If your top priority is trading profitably, then again, broker selection is critical. The only way that a small guy can make it is by chipping away at the costs. Interactive brokers is again a great option, charging fractions of a penny per share traded. If you decide to trade 2 shares of Google (GOOG: $1,017 per share) or 1,000 shares of Fannie Mae (FNMA: $2.35 per share), the transaction costs are tiny. Two ticks in your favor is all it takes to cover the trade.
You might be thinking that I said two ticks in forex is expensive. How can I say that two ticks in equities is reasonable?
Volatility. Two ticks in the stock market is a little hiccup. It’s not at all uncommon to see highly liquid stocks move 2-3% in a single day. Forex is only interesting because of the leverage. The currency pairs themselves rarely move more than 1%, and that’s usually on major news.
Every employee knows that they’re only one mistake away from getting fired. That’s the reason that everyone hates having a boss. There’s a single person with unilateral authority to financially murder you. Who’s going to look upon that as a good thing?
Well, the truth is that bosses exist for a reason.
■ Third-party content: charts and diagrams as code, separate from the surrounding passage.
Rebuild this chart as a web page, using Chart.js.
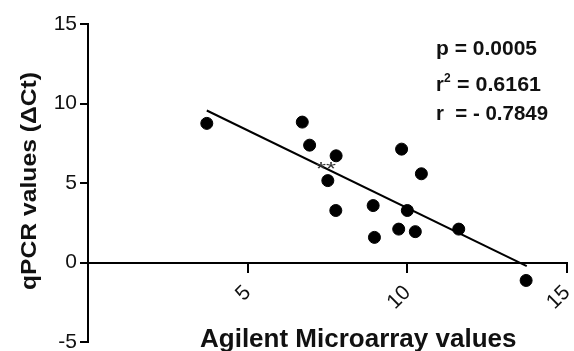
<!DOCTYPE html>
<html>
<head>
<meta charset="utf-8">
<script src="https://cdn.jsdelivr.net/npm/chart.js@4/dist/chart.umd.min.js"></script>
<style>
  html, body { margin: 0; padding: 0; background: #fff; }
</style>
</head>
<body>
<canvas id="chart" width="574" height="351"></canvas>
<script>
// values
var arrayValues = [3.72, 6.71, 6.94, 7.77, 7.51, 7.76, 8.93, 8.97, 9.73, 9.82, 10.0, 10.25, 10.44, 11.61, 13.72];
var qpcrValues  = [8.75, 8.83, 7.38, 6.71, 5.15, 3.27, 3.58, 1.58, 2.10, 7.13, 3.27, 1.94, 5.58, 2.10, -1.13];
var fitX = [3.72, 13.74];
var fitY = [9.56, -0.23];
var xTicks = [5, 10, 15];
var yTicks = [-5, 0, 5, 10, 15];

var FONT = "'Liberation Sans', Arial, sans-serif";

var points = arrayValues.map(function (x, i) { return {x: x, y: qpcrValues[i]}; });
var fitLine = fitX.map(function (x, i) { return {x: x, y: fitY[i]}; });

// draw text stretched along its length to a given width
function wideText(ctx, txt, x, y, width) {
    var w = ctx.measureText(txt).width;
    ctx.save();
    ctx.translate(x, y);
    ctx.scale(width / w, 1);
    ctx.fillText(txt, 0, 0);
    ctx.restore();
}

var textPlugin = {
    id: 'texts',
    afterDraw: function (chart) {
        var ctx = chart.ctx;
        ctx.save();
        ctx.fillStyle = '#111';
        ctx.textBaseline = 'alphabetic';
        // y axis title
        ctx.font = 'bold 22px ' + FONT;
        ctx.textAlign = 'left';
        ctx.save();
        ctx.translate(36, 290);
        ctx.rotate(-Math.PI / 2);
        wideText(ctx, 'qPCR values (\u0394Ct)', 0, 0, 218);
        ctx.restore();
        // x axis title
        ctx.font = 'bold 26px ' + FONT;
        ctx.fillText('Agilent Microarray values', 200, 347);
        // stats
        ctx.font = 'bold 20px ' + FONT;
        wideText(ctx, 'p = 0.0005', 436, 55, 101);
        ctx.fillText('r', 436, 91);
        ctx.font = 'bold 12px ' + FONT;
        ctx.fillText('2', 444, 82);
        ctx.font = 'bold 20px ' + FONT;
        wideText(ctx, '= 0.6161', 457, 91, 84);
        wideText(ctx, 'r  = - 0.7849', 436, 120, 112);
        // significance mark
        ctx.font = '19px ' + FONT;
        ctx.fillStyle = '#333';
        wideText(ctx, '**', 316, 175, 20);
        ctx.restore();
    }
};

var chart = new Chart(document.getElementById('chart'), {
    type: 'scatter',
    data: {
        datasets: [
            {
                data: points,
                backgroundColor: '#000',
                borderColor: '#000',
                pointRadius: 6,
                pointHoverRadius: 6
            }, {
                type: 'line',
                data: fitLine,
                borderColor: '#000',
                borderWidth: 2,
                pointRadius: 0,
                fill: false
            }
        ]
    },
    options: {
        responsive: false,
        animation: false,
        devicePixelRatio: 1,
        layout: {padding: {left: 0, top: 24, right: 7, bottom: 9}},
        plugins: {legend: {display: false}, tooltip: {enabled: false}},
        scales: {
            x: {
                type: 'linear',
                position: {y: 0},
                min: 0,
                max: 15,
                afterFit: function (s) {
                    s.height = 0;
                    s.paddingLeft = 0; s.paddingRight = 0;
                },
                afterBuildTicks: function (s) { s.ticks = [0].concat(xTicks).map(function (v) { return {value: v}; }); },
                ticks: {
                    callback: function (v) { return v === 0 ? '' : v; },
                    minRotation: 45,
                    maxRotation: 45,
                    color: '#111',
                    padding: 9,
                    font: {family: FONT, size: 21}
                },
                grid: {
                    drawOnChartArea: false,
                    tickLength: 9,
                    lineWidth: 2,
                    color: function (c) { return c.tick && c.tick.value === 0 ? 'rgba(0,0,0,0)' : '#000'; }
                },
                border: {color: '#000', width: 2}
            },
            y: {
                min: -5,
                max: 15,
                afterFit: function (s) {
                    s.width = 88;
                    s.paddingTop = 0; s.paddingBottom = 0;
                },
                afterBuildTicks: function (s) { s.ticks = yTicks.map(function (v) { return {value: v}; }); },
                ticks: {
                    color: '#111',
                    padding: 3,
                    font: {family: FONT, size: 21}
                },
                grid: {
                    drawOnChartArea: false,
                    tickLength: 8,
                    lineWidth: 2,
                    color: '#000'
                },
                border: {color: '#000', width: 2}
            }
        }
    },
    plugins: [textPlugin]
});
</script>
</body>
</html>
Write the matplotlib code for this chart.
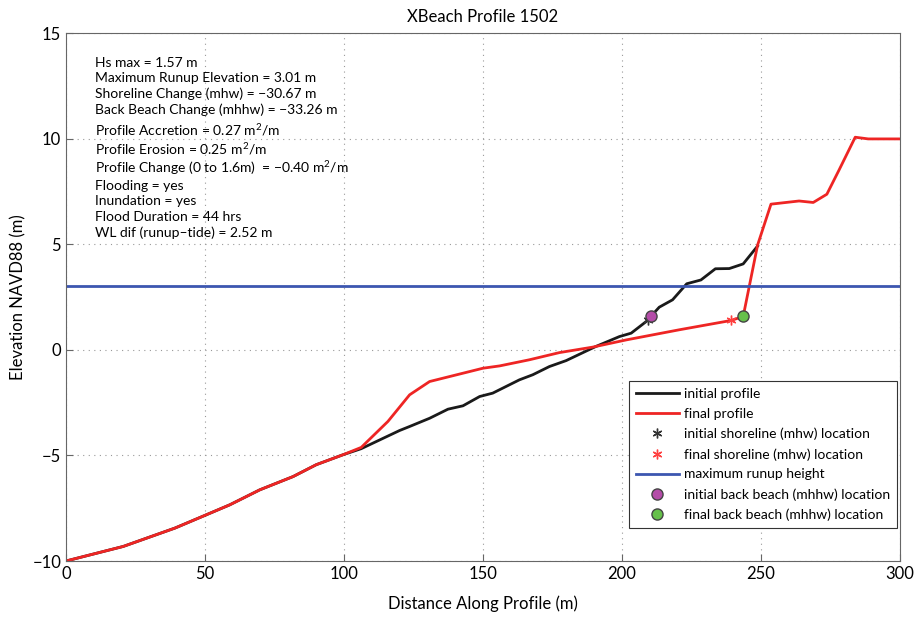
import matplotlib
matplotlib.use('Agg')
import matplotlib.pyplot as plt
import numpy as np

plt.rcParams['font.family'] = ['Lato', 'DejaVu Sans']
plt.rcParams['mathtext.fontset'] = 'custom'
plt.rcParams['mathtext.rm'] = 'Lato'

# initial profile (distance m, elevation m)
init_x = [0, 20.6, 39.2, 49.6, 58.9, 69.7, 81.7, 90, 99.6, 106.2, 120, 123.6, 130.8,
          137.4, 142.8, 148.8, 153.5, 163.1, 167.9, 173.9, 179.9, 190.6, 199.1, 203.3,
          208.7, 213.4, 218.2, 223.3, 228.4, 233.6, 238.6, 243.6, 248.8]
init_z = [-10, -9.31, -8.44, -7.86, -7.34, -6.63, -6.0, -5.44, -4.97, -4.68, -3.82, -3.63, -3.24,
          -2.81, -2.65, -2.21, -2.05, -1.42, -1.18, -0.79, -0.51, 0.16, 0.63, 0.79,
          1.34, 2.02, 2.37, 3.13, 3.31, 3.84, 3.85, 4.07, 4.92]

# final profile
final_x = [0, 20.6, 39.2, 49.6, 58.9, 69.7, 81.7, 90, 99.6, 106.2, 115.8, 123.6, 130.8,
           150, 156, 166.7, 177.5, 189.5, 201.5, 220.6, 239.2, 243.6, 248.8, 253.6,
           263.7, 268.8, 273.7, 278.1, 283.9, 288.6, 300]
final_z = [-10, -9.31, -8.44, -7.86, -7.34, -6.63, -6.0, -5.44, -4.97, -4.62, -3.39, -2.13, -1.5,
           -0.87, -0.76, -0.47, -0.13, 0.13, 0.47, 0.95, 1.39, 1.58, 4.97, 6.9,
           7.05, 6.98, 7.37, 8.52, 10.07, 9.99, 9.99]

runup = 3.01
init_shore = (209.2, 1.40)
final_shore = (239.2, 1.40)
init_back = (210.4, 1.58)
final_back = (243.6, 1.58)

info_lines = [
    "Hs max = 1.57 m",
    "Maximum Runup Elevation = 3.01 m",
    "Shoreline Change (mhw) = \u221230.67 m",
    "Back Beach Change (mhhw) = \u221233.26 m",
    "Profile Accretion = 0.27 m$^2$/m",
    "Profile Erosion = 0.25 m$^2$/m",
    "Profile Change (0 to 1.6m)  = \u22120.40 m$^2$/m",
    "Flooding = yes",
    "Inundation = yes",
    "Flood Duration = 44 hrs",
    "WL dif (runup\u2013tide) = 2.52 m",
]
# vertical gaps between info lines, in pixels
info_gaps = [0, 15.7, 15.7, 15.7, 19.5, 19.5, 19.5, 17.5, 15.7, 15.7, 15.7]

fig = plt.figure(figsize=(9.22, 6.25), dpi=100)
ax = fig.add_axes([0.0716, 0.1024, 0.9045, 0.8446])

ax.plot(init_x, init_z, color='#1a1a1a', lw=2, label='initial profile')
ax.plot(final_x, final_z, color='#ee2524', lw=2, label='final profile')
ax.plot(*init_shore, ls='none', marker=(6, 2, 0), color='#333333', ms=7, mew=1,
        label='initial shoreline (mhw) location')
ax.plot(*final_shore, ls='none', marker=(6, 2, 0), color='#ff4040', ms=7, mew=1,
        label='final shoreline (mhw) location')
ax.axhline(runup, color='#3c56b0', lw=2, label='maximum runup height')
ax.plot(*init_back, ls='none', marker='o', mfc='#b44ca8', mec='#444444', ms=8,
        label='initial back beach (mhhw) location')
ax.plot(*final_back, ls='none', marker='o', mfc='#66c04a', mec='#444444', ms=8,
        label='final back beach (mhhw) location')

ax.set_xlim(0, 300)
ax.set_ylim(-10, 15)
ax.set_xticks(np.arange(0, 301, 50))
ax.set_yticks(np.arange(-10, 16, 5))
ax.set_yticklabels(['\u221210', '\u22125', '0', '5', '10', '15'])
ax.grid(True, ls=(0, (1, 4)), color='#999999', lw=0.8)
ax.tick_params(direction='in', labelsize=12, length=5, color='#666666')
for s in ax.spines.values():
    s.set_color('#666666')

ax.set_title('XBeach Profile 1502', fontsize=12, pad=8)
ax.set_xlabel('Distance Along Profile (m)', fontsize=12, labelpad=10)
ax.set_ylabel('Elevation NAVD88 (m)', fontsize=12, labelpad=4)

# info text block, placed in axes pixels (axes height 528 px)
py = 62.5 - 33
for line, gap in zip(info_lines, info_gaps):
    py += gap
    ax.text(0.035, 1 - py / 528, line, fontsize=10, va='center', ha='left',
            transform=ax.transAxes)

leg = ax.legend(loc='lower right', bbox_to_anchor=(0.997, 0.0625), fontsize=10,
                frameon=True, fancybox=False, edgecolor='#333333', framealpha=1,
                borderaxespad=0, handlelength=3.1, handletextpad=0.4,
                labelspacing=0.56, borderpad=0.5)
leg.get_frame().set_linewidth(0.8)

fig.savefig('out.png', dpi=100)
It’s someone that calls you out when you do something stupid. More importantly, the boss has the power and influence to ensure that you stop doing stupid things.
The dream of entrepreneurship is not having a boss. You go on vacation when you can, you don’t have to play office politics, you don’t have to waste time selling good ideas. You just go out and do them.
Even with good strategies, the profitability of your algorithm is as simple as choosing the cheapest broker
I can tell you as a small business owner that the negatives stand out strongly in my mind. When you don’t have someone to hold you accountable, even if it’s a mentor, you make many more dumb mistakes than you should. It takes incredible discipline to hold the line consistently. Knowing that I’m not going to look stupid or have to explain myself to anyone probably gives me a lot more false confidence than I really need.
Self-employed traders working at home experience the same thing. Who calls you out when you’re trading just because you’re bored?
The decline in the trading account points out the obvious, but that’s not enough to necessarily stop the bad behavior. We’re social creatures. Most people need to speak with other people to maintain their sanity. When you’re trading at home alone, it takes a lot of effort to ensure that you’re getting enough social contact. A good boss prevents you from indulging in bad behaviors.
Selecting the right broker is enough to determine whether or not a good strategy will wind up making money or not. It’s expensive to trade. The bigger you are, the better your pricing.
Retail trading prices have reached a point where it’s at least possible to trade profitably. Nonetheless, the number of strategy types out there is limited because the lower, shorter term strategies are prohibitively expensive to trade.
The quantitative traders and hedge funds get the more active strategy space to themselves. Their trading costs are so low that they’re really the only people that can afford to trade actively.